Devo
Q: Are We Not Men? A: We Are Devo!
The “Uncontrollable Urge” mentioned in the opening song on Q: Are We Not Men? A: We Are Devo! probably refers to ejaculation, as it’s punctuated with a cry of “Yeah yeah yeah yeah yeah yeah yeah yeah yeah yeah yeah yeaaaaaaaaaah!” Thing is, Devo are not sexual the way that, say, Marvin Gaye is sexual. They’re 13 year-olds with a “What the fuck?” kind of rubbing-themselves-against-the-couch-arm kind of sexuality, and most of their synthesizer-driven take on avant-garde New Wave comes out of that adolescent, pent-up frustration. The music on Are We Not Men is all elbows, fumbling over itself in its excitement to spurt something out—whether it’s jism or an epithet (“Mongoloid”) or the Burger King slogan (“Too Much Paranoias”). Yet, strangely enough, it’s all very elaborately constructed. Devo’s founders, Mark Mothersbaugh and Jerry Casale, met while studying art at Kent State University, and were even present on May 4, 1970, when the National Guard shot thirteen students there during a protest against Richard Nixon’s announcement of an invasion of Cambodia. Simon Reynolds’ Rip It Up and Start Again, which is essential reading for the story of the band’s formation, argues that Devo’s Dadaist bent spawned directly from that event—Casale was friends with Allison Krause and Jeffrey Miller, two of the students killed—and the general shift away from the idealism of the 60’s in the U.S. at that time. Devo took their name from Mothersbaugh and Casale’s Theory of Devolution, which, according to Reynolds, “was a patchwork parody of religion and quack science woven together from motley sources, including the Second Law of Thermodynamics, sociobiology, genetics, the paranoid science fiction of William S. Burroughs and Philip K. Dick, and anthropology.”

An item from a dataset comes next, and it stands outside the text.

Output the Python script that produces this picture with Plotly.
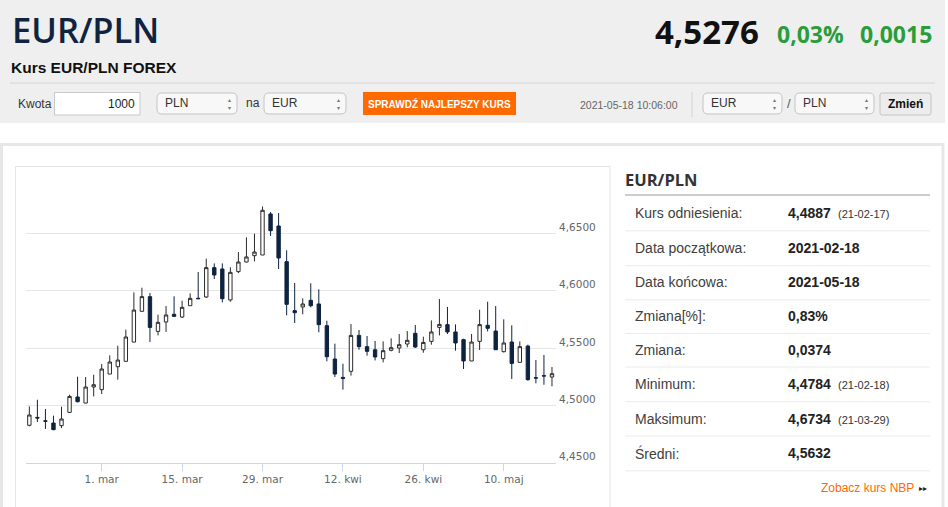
import plotly.graph_objects as go

W, H = 948, 507

# trading days shown on the chart (weekdays only)
dates = [
    "2021-02-16", "2021-02-17", "2021-02-18", "2021-02-19",
    "2021-02-22", "2021-02-23", "2021-02-24", "2021-02-25", "2021-02-26",
    "2021-03-01", "2021-03-02", "2021-03-03", "2021-03-04", "2021-03-05",
    "2021-03-08", "2021-03-09", "2021-03-10", "2021-03-11", "2021-03-12",
    "2021-03-15", "2021-03-16", "2021-03-17", "2021-03-18", "2021-03-19",
    "2021-03-22", "2021-03-23", "2021-03-24", "2021-03-25", "2021-03-26",
    "2021-03-29", "2021-03-30", "2021-03-31", "2021-04-01", "2021-04-02",
    "2021-04-05", "2021-04-06", "2021-04-07", "2021-04-08", "2021-04-09",
    "2021-04-12", "2021-04-13", "2021-04-14", "2021-04-15", "2021-04-16",
    "2021-04-19", "2021-04-20", "2021-04-21", "2021-04-22", "2021-04-23",
    "2021-04-26", "2021-04-27", "2021-04-28", "2021-04-29", "2021-04-30",
    "2021-05-03", "2021-05-04", "2021-05-05", "2021-05-06", "2021-05-07",
    "2021-05-10", "2021-05-11", "2021-05-12", "2021-05-13", "2021-05-14",
    "2021-05-17", "2021-05-18",
]
open_ = [
    4.4826, 4.4895, 4.4865, 4.4846, 4.4823, 4.4939, 4.5073, 4.5020, 4.5160,
    4.5137, 4.5273, 4.5337, 4.5384, 4.5552, 4.5820, 4.5948, 4.5645, 4.5727,
    4.5794, 4.5770, 4.5869, 4.5934, 4.5945, 4.6201, 4.6189, 4.5919, 4.6166,
    4.6250, 4.6305, 4.6311, 4.6669, 4.6564, 4.6253, 4.5826, 4.5858, 4.5916,
    4.5884, 4.5695, 4.5404, 4.5244, 4.5297, 4.5610, 4.5512, 4.5485, 4.5407,
    4.5480, 4.5500, 4.5535, 4.5628, 4.5485, 4.5558, 4.5680, 4.5704, 4.5640,
    4.5573, 4.5387, 4.5558, 4.5698, 4.5648, 4.5468, 4.5552, 4.5375, 4.5517,
    4.5241, 4.5259, 4.5247,
]
high = [
    4.4991, 4.5049, 4.4968, 4.4910, 4.4988, 4.5093, 4.5250, 4.5247, 4.5267,
    4.5360, 4.5436, 4.5520, 4.5660, 4.5985, 4.6026, 4.5980, 4.5791, 4.5866,
    4.5951, 4.5913, 4.5977, 4.6163, 4.6279, 4.6238, 4.6238, 4.6204, 4.6337,
    4.6465, 4.6497, 4.6734, 4.6686, 4.6677, 4.6352, 4.6067, 4.5933, 4.6064,
    4.6012, 4.5738, 4.5538, 4.5363, 4.5709, 4.5657, 4.5605, 4.5561, 4.5558,
    4.5584, 4.5622, 4.5648, 4.5701, 4.5599, 4.5741, 4.5927, 4.5858, 4.5706,
    4.5581, 4.5622, 4.5834, 4.5904, 4.5866, 4.5750, 4.5698, 4.5558, 4.5529,
    4.5395, 4.5439, 4.5334,
]
low = [
    4.4817, 4.4855, 4.4794, 4.4784, 4.4802, 4.4933, 4.5026, 4.5020, 4.5078,
    4.5099, 4.5273, 4.5224, 4.5384, 4.5552, 4.5820, 4.5552, 4.5610, 4.5640,
    4.5773, 4.5762, 4.5869, 4.5927, 4.5936, 4.6102, 4.5898, 4.5904, 4.6154,
    4.6247, 4.6256, 4.6311, 4.6477, 4.6189, 4.5785, 4.5718, 4.5794, 4.5855,
    4.5637, 4.5384, 4.5247, 4.5137, 4.5259, 4.5485, 4.5433, 4.5392, 4.5375,
    4.5471, 4.5456, 4.5506, 4.5500, 4.5459, 4.5529, 4.5610, 4.5622, 4.5477,
    4.5317, 4.5387, 4.5483, 4.5645, 4.5485, 4.5462, 4.5230, 4.5375, 4.5215,
    4.5192, 4.5180, 4.5166,
]
close = [
    4.4916, 4.4890, 4.4862, 4.4788, 4.4881, 4.5078, 4.5032, 4.5160, 4.5180,
    4.5317, 4.5378, 4.5395, 4.5596, 4.5831, 4.5948, 4.5680, 4.5724, 4.5788,
    4.5776, 4.5855, 4.5933, 4.5930, 4.6201, 4.6137, 4.5930, 4.6160, 4.6250,
    4.6294, 4.6337, 4.6701, 4.6523, 4.6285, 4.5881, 4.5808, 4.5884, 4.5869,
    4.5704, 4.5424, 4.5273, 4.5235, 4.5610, 4.5512, 4.5471, 4.5422, 4.5477,
    4.5503, 4.5529, 4.5567, 4.5509, 4.5549, 4.5640, 4.5706, 4.5640, 4.5544,
    4.5387, 4.5552, 4.5704, 4.5672, 4.5485, 4.5544, 4.5366, 4.5512, 4.5224,
    4.5238, 4.5256, 4.5276,
]

x_tick_vals = ["2021-03-01", "2021-03-15", "2021-03-29", "2021-04-12", "2021-04-26", "2021-05-10"]
x_tick_text = ["1. mar", "15. mar", "29. mar", "12. kwi", "26. kwi", "10. maj"]
y_tick_vals = [4.45, 4.50, 4.55, 4.60, 4.65, 4.70]
y_tick_text = ["4,4500", "4,5000", "4,5500", "4,6000", "4,6500", ""]

stats_labels = ["Kurs odniesienia:", "Data początkowa:", "Data końcowa:", "Zmiana[%]:",
                "Zmiana:", "Minimum:", "Maksimum:", "Średni:"]
stats_values = ["4,4887", "2021-02-18", "2021-05-18", "0,83%", "0,0374", "4,4784", "4,6734", "4,5632"]
stats_dates = ["(21-02-17)", "", "", "", "", "(21-02-18)", "(21-03-29)", ""]

NAVY = "#0e2340"
ARIAL = "Liberation Sans, Arial, sans-serif"
OPEN = "Open Sans, sans-serif"
ORANGE = "#ff6a00"
GREEN = "#2a9d3a"


def px(x):
    return x / W


def py(y):
    return 1 - y / H


shapes = []
annotations = []


def rect(x0, y0, x1, y1, fill, line="rgba(0,0,0,0)", width=0):
    shapes.append(dict(type="rect", xref="paper", yref="paper", layer="below",
                       x0=px(x0), x1=px(x1), y0=py(y0), y1=py(y1),
                       fillcolor=fill, line=dict(color=line, width=width)))


def rrect(x0, y0, x1, y1, r, fill, line):
    pts = (f"M{px(x0 + r)},{py(y0)} L{px(x1 - r)},{py(y0)} Q{px(x1)},{py(y0)} {px(x1)},{py(y0 + r)} "
           f"L{px(x1)},{py(y1 - r)} Q{px(x1)},{py(y1)} {px(x1 - r)},{py(y1)} "
           f"L{px(x0 + r)},{py(y1)} Q{px(x0)},{py(y1)} {px(x0)},{py(y1 - r)} "
           f"L{px(x0)},{py(y0 + r)} Q{px(x0)},{py(y0)} {px(x0 + r)},{py(y0)} Z")
    shapes.append(dict(type="path", xref="paper", yref="paper", layer="below", path=pts,
                       fillcolor=fill, line=dict(color=line, width=1)))


def hline(x0, x1, y, color, width=1):
    shapes.append(dict(type="line", xref="paper", yref="paper", layer="below",
                       x0=px(x0), x1=px(x1), y0=py(y), y1=py(y), line=dict(color=color, width=width)))


def vline(x, y0, y1, color, width=1):
    shapes.append(dict(type="line", xref="paper", yref="paper", layer="below",
                       x0=px(x), x1=px(x), y0=py(y0), y1=py(y1), line=dict(color=color, width=width)))


def text(x, y, s, size, color="#333333", anchor="left", family=ARIAL, weight="normal"):
    annotations.append(dict(x=px(x), y=py(y), xref="paper", yref="paper", text=s, showarrow=False,
                            xanchor=anchor, yanchor="middle",
                            font=dict(size=size, color=color, family=family, weight=weight)))


def select(x0, x1, label):
    rrect(x0, 93, x1, 114, 5, "#f8f8f8", "#c4c4c4")
    text(x0 + 6, 103, label, 12)
    text(x1 - 8, 103.5, "▴<br>▾", 6, "#777777", "center")


# header band
rect(0, 0, 945, 123, "#efefef")
hline(10, 935, 83, "#d6d6d6")
text(10, 29.5, "EUR/PLN", 34.5, "#10233f", family=OPEN, weight=600)
text(9, 67, "<b>Kurs EUR/PLN FOREX</b>", 15.5, "#111111")
text(761, 32, "<b>4,5276</b>", 33, "#111111", "right", family=OPEN)
text(846, 34, "<b>0,03%</b>", 23, GREEN, "right", family=OPEN)
text(934, 34, "<b>0,0015</b>", 23, GREEN, "right", family=OPEN)

# converter row
text(16, 104, "Kwota", 12)
rect(54.5, 92.5, 140, 115, "white", "#c8c8c8", 1)
text(137, 104, "1000", 12, "#222222", "right")
select(157, 237, "PLN")
text(244, 103, "na", 12)
select(264, 346, "EUR")
rect(363, 92, 516, 115, ORANGE)
text(439.5, 103.5, "<b>SPRAWDŹ NAJLEPSZY KURS</b>", 10, "white", "center")
text(680, 105, "2021-05-18 10:06:00", 10.5, "#666666", "right")
vline(692, 92, 117, "#d4d4d4")
select(703, 782, "EUR")
text(788.5, 104, "/", 13, "#555555", "center")
select(795, 874, "PLN")
rrect(880, 93, 931, 115, 2, "#ececec", "#c4c4c4")
text(905.5, 104, "<b>Zmień</b>", 12, "#111111", "center")

# page containers
rect(1.5, 144.5, 943, 530, "white", "#e7e7e7", 3)
rect(15.5, 166.5, 610, 520, "white", "#e6e6e6", 1)

# right side statistics panel
text(623, 179, "<b>EUR/PLN</b>", 16.5, "#333333", family=OPEN)
hline(625, 930, 195, "#9a9a9a")
row_y = [213.3, 248.3, 282.3, 316.0, 349.5, 384.3, 418.5, 453.3]
for i, yy in enumerate(row_y):
    text(633, yy, stats_labels[i], 14, "#404040")
    text(786, yy, "<b>" + stats_values[i] + "</b>", 14, "#222222")
    if stats_dates[i]:
        text(836, yy + 1, stats_dates[i], 11, "#333333")
    hline(625, 930, yy + 17.5, "#ececec")
text(916, 487.5, "Zobacz kurs NBP", 12, ORANGE, "right")
text(923, 488.5, "▸▸", 8, "#222222", "center")

fig = go.Figure(
    go.Candlestick(
        x=dates, open=open_, high=high, low=low, close=close,
        increasing=dict(fillcolor="white", line=dict(color="#2a2a2a", width=1)),
        decreasing=dict(fillcolor=NAVY, line=dict(color=NAVY, width=1)),
        whiskerwidth=0,
        showlegend=False,
    )
)

fig.update_layout(
    width=W,
    height=H,
    margin=dict(l=0, r=0, t=0, b=0),
    paper_bgcolor="white",
    plot_bgcolor="rgba(0,0,0,0)",
    boxgap=0.4,
    shapes=shapes,
    annotations=annotations,
    hovermode=False,
    font=dict(family=ARIAL, color="#333333"),
)
fig.update_xaxes(
    domain=[px(26), px(556)],
    range=["2021-02-15 14:00", "2021-05-18 12:00"],
    rangebreaks=[dict(bounds=["sat", "mon"])],
    rangeslider=dict(visible=False),
    tickmode="array",
    tickvals=x_tick_vals,
    ticktext=x_tick_text,
    tickfont=dict(family="DejaVu Sans, Verdana, sans-serif", size=10.5, color="#666666"),
    showgrid=False,
    showline=True,
    linecolor="#ccd6eb",
    linewidth=1,
    ticks="outside",
    ticklen=7,
    tickcolor="#ccd6eb",
    zeroline=False,
)
fig.update_yaxes(
    domain=[py(462.7), py(176)],
    range=[4.45, 4.70],
    side="right",
    tickmode="array",
    tickvals=y_tick_vals,
    ticktext=y_tick_text,
    tickfont=dict(family="DejaVu Sans, Verdana, sans-serif", size=10.5, color="#666666"),
    showgrid=True,
    gridcolor="#e6e6e6",
    gridwidth=1,
    showline=False,
    zeroline=False,
    ticks="",
    ticklabelstandoff=2,
    ticklabelshift=-6,
)

fig.write_html(
    "out.html",
    config=dict(displayModeBar=False),
    post_script="document.body.style.margin='0';document.body.style.overflow='hidden';"
                "document.documentElement.style.overflow='hidden';",
)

Q: Are We Not Men? A: We Are Devo! subsequently rides on the friction between the band’s piss-taking and more self-serious undertones. If devolution for Devo means reverting back to the time of your first wet dream, it’s because they believe that there’s more truth in the awkwardness of adolescence than in the illusion of adulthood. As if to drive the point home further, Are We Not Men follows “Uncontrollable Urge” with Devo’s cover of “(I Can’t Get No) Satisfaction,” which strips The Rolling Stones’ version of its eternal guitar riff, reducing it to frenetic bursts of noise, a steam-engine rhythm that forecasts their 1981 cover of “Working in a Coal Mine,” and, most indelibly, Mothersbaugh’s straightforward vocal delivery, which turns the song’s narrator into a sort of jittery observational comic, revealing the youthful petulance that was settled beneath Mick Jagger’s attempted sultriness. Early single “Jocko Homo” seems like an overt statement of purpose in the context of the album, as the band introduces itself (using the album’s title, naturally) while sandwiched ultra-simple blasts of guitar and keyboard. Elsewhere, the band proves itself capable of moments of quietly stunning beauty—like in the intro to “Space Junk,” when their jitteriness is countered with some long and light keyboard stabs, or “Come Back Jonee,” which pays tribute to Chuck Berry with an elegy for his favorite protagonist—but even that comes from left field. Devo’s idea of beauty is less like a love letter to you Jr. High School crush, and more like sitting in the back of the classroom stabbing yourself through the web of your fingers with a pencil to prove your love.
-Martin Brown, 2009
I'm wondering where the Ramones' "Road to Ruin" is going to place on this list.
Also, I need to listen to more Devo. I've been told this is something I need to do many times but they're rather...they're so unintimidating that it's intimidating to try and start ANYWHERE.
Posted by: Chris Jones | 2009.05.11 at 00:13
I can't speak for Tucker, but I'm not a big fan of Road to Ruin. It's a bit diluted, after the first three albums. Plus, I had a jackass boss who used to play it at work everyday because he thought he was a rock star. You can look for the Ramones to show up somewhere in this whole thing, though.
Posted by: Marty | 2009.05.12 at 09:08
I dunno, I don't think they lost their magic until Phil Spector threatened to kill their moms. And I do definitely think it's better than "Leave Home", which is I think by far their weakest early album.
Posted by: Chris Jones | 2009.05.13 at 21:27
Count me in with Marty on this one, sorry Chris. I like the Ramones fine, but Road to Ruin is less an album to me and more a container for some songs I really like alongside some others I don't.